[start of Exercise data]
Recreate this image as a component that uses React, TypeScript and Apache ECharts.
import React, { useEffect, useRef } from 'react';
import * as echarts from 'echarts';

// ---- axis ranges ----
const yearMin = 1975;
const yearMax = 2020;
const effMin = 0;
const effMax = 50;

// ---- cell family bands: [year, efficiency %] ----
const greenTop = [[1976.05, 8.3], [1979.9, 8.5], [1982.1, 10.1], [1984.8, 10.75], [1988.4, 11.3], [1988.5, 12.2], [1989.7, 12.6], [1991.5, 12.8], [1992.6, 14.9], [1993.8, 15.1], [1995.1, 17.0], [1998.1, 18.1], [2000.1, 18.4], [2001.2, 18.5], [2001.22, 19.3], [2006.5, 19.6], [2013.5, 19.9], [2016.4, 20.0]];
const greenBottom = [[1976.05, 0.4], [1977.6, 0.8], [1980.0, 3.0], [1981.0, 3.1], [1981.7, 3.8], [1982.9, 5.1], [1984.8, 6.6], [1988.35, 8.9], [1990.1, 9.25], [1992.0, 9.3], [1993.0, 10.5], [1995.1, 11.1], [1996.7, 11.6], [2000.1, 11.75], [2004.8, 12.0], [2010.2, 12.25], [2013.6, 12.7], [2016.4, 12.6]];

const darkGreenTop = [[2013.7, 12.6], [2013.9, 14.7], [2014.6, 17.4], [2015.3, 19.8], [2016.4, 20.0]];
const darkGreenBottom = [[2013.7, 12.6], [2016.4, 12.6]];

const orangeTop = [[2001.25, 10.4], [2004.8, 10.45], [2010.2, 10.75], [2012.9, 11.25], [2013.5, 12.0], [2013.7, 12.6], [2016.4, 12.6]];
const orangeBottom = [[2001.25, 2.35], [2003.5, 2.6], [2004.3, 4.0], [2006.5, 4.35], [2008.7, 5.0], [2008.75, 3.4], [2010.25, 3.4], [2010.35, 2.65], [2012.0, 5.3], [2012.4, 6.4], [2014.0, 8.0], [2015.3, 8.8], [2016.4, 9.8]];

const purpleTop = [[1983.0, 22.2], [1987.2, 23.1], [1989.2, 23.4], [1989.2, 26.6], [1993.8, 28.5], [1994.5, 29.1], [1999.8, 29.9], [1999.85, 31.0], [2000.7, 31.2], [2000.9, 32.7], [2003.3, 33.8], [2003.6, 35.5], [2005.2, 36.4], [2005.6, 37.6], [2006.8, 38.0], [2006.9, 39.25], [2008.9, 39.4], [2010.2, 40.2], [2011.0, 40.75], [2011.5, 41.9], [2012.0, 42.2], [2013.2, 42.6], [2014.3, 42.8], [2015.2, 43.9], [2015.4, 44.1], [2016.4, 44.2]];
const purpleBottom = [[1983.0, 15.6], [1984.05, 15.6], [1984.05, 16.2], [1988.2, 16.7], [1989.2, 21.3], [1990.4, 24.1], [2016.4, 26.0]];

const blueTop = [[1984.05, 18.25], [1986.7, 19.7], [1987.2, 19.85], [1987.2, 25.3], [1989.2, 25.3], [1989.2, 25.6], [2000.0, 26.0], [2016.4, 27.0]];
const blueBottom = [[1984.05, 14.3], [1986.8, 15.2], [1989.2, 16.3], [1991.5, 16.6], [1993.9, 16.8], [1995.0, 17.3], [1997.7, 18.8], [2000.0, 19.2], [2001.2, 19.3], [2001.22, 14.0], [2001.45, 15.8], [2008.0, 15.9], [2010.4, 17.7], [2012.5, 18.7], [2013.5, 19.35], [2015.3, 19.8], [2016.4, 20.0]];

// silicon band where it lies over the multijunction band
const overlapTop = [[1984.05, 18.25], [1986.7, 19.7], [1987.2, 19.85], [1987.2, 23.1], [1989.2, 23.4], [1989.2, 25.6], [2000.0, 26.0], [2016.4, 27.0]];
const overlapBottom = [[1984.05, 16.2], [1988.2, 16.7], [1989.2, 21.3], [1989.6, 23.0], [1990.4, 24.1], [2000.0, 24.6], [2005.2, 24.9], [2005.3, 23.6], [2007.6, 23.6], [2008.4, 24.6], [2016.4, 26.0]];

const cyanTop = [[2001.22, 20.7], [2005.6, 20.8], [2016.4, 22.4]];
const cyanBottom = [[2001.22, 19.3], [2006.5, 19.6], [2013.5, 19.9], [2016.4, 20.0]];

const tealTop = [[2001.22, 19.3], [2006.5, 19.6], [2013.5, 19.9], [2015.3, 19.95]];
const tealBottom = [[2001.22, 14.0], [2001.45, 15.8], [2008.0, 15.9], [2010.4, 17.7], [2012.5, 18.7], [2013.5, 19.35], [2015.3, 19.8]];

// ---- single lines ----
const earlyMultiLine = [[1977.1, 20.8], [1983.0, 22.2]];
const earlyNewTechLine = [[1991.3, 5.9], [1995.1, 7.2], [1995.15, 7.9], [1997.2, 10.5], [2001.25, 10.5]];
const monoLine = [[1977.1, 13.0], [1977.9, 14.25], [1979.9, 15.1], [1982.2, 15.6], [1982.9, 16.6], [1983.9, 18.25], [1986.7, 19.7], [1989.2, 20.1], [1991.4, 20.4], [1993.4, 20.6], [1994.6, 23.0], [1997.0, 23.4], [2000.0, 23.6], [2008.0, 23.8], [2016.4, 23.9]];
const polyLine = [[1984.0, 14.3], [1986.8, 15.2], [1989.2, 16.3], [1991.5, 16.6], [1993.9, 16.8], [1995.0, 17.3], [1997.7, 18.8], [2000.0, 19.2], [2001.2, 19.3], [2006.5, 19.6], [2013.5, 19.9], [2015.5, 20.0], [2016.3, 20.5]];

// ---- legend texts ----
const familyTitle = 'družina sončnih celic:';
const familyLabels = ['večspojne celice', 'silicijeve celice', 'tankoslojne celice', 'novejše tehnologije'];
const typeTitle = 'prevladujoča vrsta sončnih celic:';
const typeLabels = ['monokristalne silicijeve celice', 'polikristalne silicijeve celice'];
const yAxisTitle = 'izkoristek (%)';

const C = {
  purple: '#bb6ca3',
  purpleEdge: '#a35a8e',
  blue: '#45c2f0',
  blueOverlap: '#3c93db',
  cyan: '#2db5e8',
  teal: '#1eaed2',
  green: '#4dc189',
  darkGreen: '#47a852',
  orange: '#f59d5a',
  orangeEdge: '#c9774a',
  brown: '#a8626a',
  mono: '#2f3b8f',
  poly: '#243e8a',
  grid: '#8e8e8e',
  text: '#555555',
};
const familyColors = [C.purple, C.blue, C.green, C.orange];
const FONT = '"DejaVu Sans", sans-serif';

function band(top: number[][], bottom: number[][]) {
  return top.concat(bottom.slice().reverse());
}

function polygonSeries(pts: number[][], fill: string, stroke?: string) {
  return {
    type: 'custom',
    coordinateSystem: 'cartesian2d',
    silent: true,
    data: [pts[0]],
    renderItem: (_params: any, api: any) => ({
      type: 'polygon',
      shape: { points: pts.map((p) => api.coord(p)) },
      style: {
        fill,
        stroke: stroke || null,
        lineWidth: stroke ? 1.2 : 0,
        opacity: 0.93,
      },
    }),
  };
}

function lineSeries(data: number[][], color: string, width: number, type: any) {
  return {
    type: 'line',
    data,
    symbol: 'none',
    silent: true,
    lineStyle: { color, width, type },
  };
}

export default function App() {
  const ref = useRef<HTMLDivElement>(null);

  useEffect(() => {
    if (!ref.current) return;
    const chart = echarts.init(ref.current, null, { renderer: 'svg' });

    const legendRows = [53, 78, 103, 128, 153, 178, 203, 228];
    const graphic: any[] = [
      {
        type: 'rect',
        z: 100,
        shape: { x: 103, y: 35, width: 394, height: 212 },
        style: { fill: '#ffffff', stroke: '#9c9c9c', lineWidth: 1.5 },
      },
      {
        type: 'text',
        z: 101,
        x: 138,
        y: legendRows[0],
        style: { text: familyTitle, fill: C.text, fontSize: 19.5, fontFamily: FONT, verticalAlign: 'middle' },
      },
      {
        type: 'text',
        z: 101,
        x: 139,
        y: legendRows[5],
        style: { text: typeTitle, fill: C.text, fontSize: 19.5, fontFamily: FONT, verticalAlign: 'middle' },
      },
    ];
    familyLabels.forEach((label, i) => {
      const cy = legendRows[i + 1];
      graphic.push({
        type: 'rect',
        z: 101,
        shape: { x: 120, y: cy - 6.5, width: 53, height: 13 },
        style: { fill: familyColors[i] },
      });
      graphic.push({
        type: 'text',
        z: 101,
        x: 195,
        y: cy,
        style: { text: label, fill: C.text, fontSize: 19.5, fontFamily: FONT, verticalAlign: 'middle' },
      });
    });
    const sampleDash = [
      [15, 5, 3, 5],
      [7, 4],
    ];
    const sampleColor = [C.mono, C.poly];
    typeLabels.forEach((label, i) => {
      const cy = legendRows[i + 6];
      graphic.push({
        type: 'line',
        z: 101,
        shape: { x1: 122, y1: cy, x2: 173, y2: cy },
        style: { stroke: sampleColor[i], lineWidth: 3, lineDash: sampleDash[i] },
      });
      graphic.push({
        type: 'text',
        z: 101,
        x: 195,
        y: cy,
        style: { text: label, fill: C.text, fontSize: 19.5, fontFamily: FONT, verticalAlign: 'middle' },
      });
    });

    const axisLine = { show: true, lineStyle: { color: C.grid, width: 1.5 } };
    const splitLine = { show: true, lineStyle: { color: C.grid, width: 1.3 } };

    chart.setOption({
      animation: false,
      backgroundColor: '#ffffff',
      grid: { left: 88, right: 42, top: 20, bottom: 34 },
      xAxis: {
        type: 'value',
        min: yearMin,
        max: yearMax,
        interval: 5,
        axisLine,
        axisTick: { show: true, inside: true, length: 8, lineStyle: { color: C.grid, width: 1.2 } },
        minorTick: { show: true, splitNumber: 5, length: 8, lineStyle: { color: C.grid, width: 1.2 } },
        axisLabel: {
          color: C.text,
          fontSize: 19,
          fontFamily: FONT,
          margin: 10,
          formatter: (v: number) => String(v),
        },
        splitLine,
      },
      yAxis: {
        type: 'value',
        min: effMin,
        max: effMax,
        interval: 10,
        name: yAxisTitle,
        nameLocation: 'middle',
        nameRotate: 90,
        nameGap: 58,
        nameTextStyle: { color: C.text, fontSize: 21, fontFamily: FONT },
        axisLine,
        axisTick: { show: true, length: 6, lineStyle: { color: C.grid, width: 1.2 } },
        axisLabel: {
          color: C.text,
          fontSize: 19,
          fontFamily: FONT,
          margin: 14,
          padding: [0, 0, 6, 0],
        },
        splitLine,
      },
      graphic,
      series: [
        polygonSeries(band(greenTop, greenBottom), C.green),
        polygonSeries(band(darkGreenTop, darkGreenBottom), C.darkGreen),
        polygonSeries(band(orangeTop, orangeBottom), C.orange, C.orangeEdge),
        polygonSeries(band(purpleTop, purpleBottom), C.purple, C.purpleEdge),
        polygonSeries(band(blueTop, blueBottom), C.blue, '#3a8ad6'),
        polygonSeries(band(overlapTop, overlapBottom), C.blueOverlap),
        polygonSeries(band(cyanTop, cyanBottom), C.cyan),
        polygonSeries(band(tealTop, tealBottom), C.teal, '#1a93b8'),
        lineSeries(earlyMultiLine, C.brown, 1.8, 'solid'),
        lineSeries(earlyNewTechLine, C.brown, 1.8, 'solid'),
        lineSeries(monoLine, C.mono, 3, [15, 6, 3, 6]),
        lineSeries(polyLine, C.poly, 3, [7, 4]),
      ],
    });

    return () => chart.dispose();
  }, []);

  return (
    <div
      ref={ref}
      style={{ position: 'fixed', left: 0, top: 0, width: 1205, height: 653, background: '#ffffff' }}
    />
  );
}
[end of Exercise data]
[start of Exercise data]
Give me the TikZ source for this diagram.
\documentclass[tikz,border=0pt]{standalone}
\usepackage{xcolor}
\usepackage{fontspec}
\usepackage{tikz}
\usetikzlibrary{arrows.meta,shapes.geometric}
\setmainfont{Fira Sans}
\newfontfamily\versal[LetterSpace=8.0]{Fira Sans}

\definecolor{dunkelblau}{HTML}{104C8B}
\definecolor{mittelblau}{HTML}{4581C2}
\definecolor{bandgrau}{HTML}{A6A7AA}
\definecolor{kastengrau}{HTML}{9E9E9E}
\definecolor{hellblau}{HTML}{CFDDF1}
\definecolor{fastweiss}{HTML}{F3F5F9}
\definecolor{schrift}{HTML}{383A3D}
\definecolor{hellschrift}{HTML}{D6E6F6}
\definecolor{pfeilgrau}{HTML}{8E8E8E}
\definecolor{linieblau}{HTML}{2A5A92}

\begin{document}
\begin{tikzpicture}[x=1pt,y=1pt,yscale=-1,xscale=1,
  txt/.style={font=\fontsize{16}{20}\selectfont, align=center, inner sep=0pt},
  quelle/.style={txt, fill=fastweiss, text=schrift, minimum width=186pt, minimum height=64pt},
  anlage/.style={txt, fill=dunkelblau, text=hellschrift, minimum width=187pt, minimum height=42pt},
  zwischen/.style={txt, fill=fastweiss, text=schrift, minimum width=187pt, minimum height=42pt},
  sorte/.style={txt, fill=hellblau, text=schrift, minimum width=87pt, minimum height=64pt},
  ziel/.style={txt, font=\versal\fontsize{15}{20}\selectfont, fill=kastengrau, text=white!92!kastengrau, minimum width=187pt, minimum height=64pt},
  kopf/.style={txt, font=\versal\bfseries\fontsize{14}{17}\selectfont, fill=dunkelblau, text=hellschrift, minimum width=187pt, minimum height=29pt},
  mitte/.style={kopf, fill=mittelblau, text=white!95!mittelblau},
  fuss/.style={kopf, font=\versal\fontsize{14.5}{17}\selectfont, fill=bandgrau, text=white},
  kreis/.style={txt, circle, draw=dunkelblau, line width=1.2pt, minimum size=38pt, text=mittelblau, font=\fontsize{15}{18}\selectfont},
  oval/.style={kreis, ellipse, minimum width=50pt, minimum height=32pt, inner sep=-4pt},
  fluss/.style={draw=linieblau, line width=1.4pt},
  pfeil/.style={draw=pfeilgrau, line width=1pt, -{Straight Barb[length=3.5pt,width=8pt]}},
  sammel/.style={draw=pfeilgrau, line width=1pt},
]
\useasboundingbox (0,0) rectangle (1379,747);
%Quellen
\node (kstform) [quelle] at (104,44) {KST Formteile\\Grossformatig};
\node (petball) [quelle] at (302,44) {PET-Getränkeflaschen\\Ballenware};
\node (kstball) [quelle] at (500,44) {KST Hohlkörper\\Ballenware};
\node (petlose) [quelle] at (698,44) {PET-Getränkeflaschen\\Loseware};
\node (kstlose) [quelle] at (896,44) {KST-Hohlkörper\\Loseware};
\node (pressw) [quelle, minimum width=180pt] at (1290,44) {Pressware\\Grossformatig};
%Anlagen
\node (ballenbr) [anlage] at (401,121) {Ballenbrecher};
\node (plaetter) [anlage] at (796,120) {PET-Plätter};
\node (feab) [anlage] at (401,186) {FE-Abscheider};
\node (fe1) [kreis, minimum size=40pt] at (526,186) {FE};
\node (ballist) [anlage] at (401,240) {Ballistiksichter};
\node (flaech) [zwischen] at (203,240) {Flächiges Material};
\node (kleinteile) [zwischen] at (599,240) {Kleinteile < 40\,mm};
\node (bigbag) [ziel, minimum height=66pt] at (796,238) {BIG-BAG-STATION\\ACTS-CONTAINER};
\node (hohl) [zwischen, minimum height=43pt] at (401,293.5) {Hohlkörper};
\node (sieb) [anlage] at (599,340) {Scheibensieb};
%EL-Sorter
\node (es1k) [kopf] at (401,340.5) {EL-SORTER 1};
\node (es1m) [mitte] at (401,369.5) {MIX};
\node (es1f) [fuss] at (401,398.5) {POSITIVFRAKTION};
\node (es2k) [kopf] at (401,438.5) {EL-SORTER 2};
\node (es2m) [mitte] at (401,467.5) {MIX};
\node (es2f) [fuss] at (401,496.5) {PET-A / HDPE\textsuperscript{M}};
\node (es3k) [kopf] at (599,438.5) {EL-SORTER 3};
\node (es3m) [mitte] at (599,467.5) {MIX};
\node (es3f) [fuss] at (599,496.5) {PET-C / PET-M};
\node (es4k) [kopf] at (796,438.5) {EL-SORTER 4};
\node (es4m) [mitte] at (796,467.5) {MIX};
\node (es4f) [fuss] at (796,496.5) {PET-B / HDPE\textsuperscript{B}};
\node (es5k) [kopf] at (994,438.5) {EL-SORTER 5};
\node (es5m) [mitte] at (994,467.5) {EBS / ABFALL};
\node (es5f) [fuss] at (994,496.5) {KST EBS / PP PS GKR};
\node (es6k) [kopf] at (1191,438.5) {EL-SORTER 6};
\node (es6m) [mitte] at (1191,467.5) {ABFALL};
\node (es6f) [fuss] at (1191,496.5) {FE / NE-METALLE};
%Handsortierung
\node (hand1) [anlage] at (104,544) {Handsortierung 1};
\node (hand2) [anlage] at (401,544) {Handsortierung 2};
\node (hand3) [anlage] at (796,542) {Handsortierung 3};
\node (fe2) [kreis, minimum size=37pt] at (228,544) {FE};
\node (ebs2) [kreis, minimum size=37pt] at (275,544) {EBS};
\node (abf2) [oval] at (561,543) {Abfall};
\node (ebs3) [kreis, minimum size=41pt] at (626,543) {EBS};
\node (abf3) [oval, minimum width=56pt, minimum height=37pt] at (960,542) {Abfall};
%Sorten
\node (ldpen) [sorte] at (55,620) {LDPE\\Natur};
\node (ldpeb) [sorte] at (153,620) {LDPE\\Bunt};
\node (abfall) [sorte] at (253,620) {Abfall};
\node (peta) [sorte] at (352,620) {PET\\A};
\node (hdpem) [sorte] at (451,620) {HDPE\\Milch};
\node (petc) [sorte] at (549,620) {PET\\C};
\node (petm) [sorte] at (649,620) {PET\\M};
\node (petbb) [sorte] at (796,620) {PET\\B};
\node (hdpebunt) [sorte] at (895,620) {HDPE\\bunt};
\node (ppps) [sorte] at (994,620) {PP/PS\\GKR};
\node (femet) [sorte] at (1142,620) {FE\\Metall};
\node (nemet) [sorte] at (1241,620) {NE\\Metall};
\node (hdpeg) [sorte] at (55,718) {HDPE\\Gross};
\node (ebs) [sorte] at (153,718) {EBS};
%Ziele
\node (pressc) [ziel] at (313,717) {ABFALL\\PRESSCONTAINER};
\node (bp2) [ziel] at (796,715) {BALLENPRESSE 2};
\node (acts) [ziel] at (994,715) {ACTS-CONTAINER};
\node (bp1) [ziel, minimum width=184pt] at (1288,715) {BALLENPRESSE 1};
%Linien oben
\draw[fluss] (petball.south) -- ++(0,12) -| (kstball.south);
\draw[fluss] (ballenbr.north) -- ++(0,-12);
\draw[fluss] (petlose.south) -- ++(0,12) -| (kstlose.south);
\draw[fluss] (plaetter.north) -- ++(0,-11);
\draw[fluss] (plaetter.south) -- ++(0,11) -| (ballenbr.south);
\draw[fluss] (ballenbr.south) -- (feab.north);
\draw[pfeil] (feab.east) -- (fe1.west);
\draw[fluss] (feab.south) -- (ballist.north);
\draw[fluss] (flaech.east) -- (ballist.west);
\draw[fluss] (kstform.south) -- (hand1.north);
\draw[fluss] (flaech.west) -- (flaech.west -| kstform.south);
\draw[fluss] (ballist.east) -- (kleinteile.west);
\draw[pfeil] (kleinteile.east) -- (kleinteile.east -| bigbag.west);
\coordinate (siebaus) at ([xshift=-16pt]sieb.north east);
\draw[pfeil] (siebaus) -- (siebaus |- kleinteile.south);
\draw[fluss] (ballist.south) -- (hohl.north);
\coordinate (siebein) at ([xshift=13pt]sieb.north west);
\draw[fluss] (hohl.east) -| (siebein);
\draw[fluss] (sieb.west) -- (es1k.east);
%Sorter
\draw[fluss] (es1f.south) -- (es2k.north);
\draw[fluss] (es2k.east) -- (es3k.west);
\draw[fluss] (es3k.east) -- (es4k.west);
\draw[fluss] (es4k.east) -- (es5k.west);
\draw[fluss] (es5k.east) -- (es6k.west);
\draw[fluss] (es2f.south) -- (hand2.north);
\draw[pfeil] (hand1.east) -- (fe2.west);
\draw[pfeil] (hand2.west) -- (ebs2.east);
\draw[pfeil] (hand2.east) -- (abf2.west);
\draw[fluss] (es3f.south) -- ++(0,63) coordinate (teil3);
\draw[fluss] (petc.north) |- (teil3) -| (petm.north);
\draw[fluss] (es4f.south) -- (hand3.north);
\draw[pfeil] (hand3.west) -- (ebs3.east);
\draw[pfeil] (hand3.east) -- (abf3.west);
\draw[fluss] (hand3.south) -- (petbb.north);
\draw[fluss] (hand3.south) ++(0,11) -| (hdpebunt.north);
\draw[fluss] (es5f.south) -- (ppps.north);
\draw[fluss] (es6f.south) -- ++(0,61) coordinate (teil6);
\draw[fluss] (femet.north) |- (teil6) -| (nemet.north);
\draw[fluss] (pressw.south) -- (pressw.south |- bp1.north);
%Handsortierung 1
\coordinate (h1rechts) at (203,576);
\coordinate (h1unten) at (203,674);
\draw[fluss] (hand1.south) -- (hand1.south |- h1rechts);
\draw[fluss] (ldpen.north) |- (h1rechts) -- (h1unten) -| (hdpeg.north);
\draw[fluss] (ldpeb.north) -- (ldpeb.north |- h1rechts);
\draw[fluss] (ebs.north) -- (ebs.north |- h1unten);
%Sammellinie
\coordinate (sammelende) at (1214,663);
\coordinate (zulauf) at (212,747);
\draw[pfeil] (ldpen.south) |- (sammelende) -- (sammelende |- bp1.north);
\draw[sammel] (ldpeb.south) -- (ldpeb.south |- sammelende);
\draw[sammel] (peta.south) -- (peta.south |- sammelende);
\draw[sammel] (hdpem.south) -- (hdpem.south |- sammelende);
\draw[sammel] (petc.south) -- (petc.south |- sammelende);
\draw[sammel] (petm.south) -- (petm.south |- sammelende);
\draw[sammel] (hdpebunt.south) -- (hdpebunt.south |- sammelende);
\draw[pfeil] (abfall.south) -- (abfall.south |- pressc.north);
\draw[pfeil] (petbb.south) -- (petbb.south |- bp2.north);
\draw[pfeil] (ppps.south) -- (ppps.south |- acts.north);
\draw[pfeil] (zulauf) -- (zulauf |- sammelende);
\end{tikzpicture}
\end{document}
[end of Exercise data]
Give again, word for word, only the lines running from the line with "Recreate this image" through the line with "const effMax = 50;"; include both of those lines.

Recreate this image as a component that uses React, TypeScript and Apache ECharts.
import React, { useEffect, useRef } from 'react';
import * as echarts from 'echarts';

// ---- axis ranges ----
const yearMin = 1975;
const yearMax = 2020;
const effMin = 0;
const effMax = 50;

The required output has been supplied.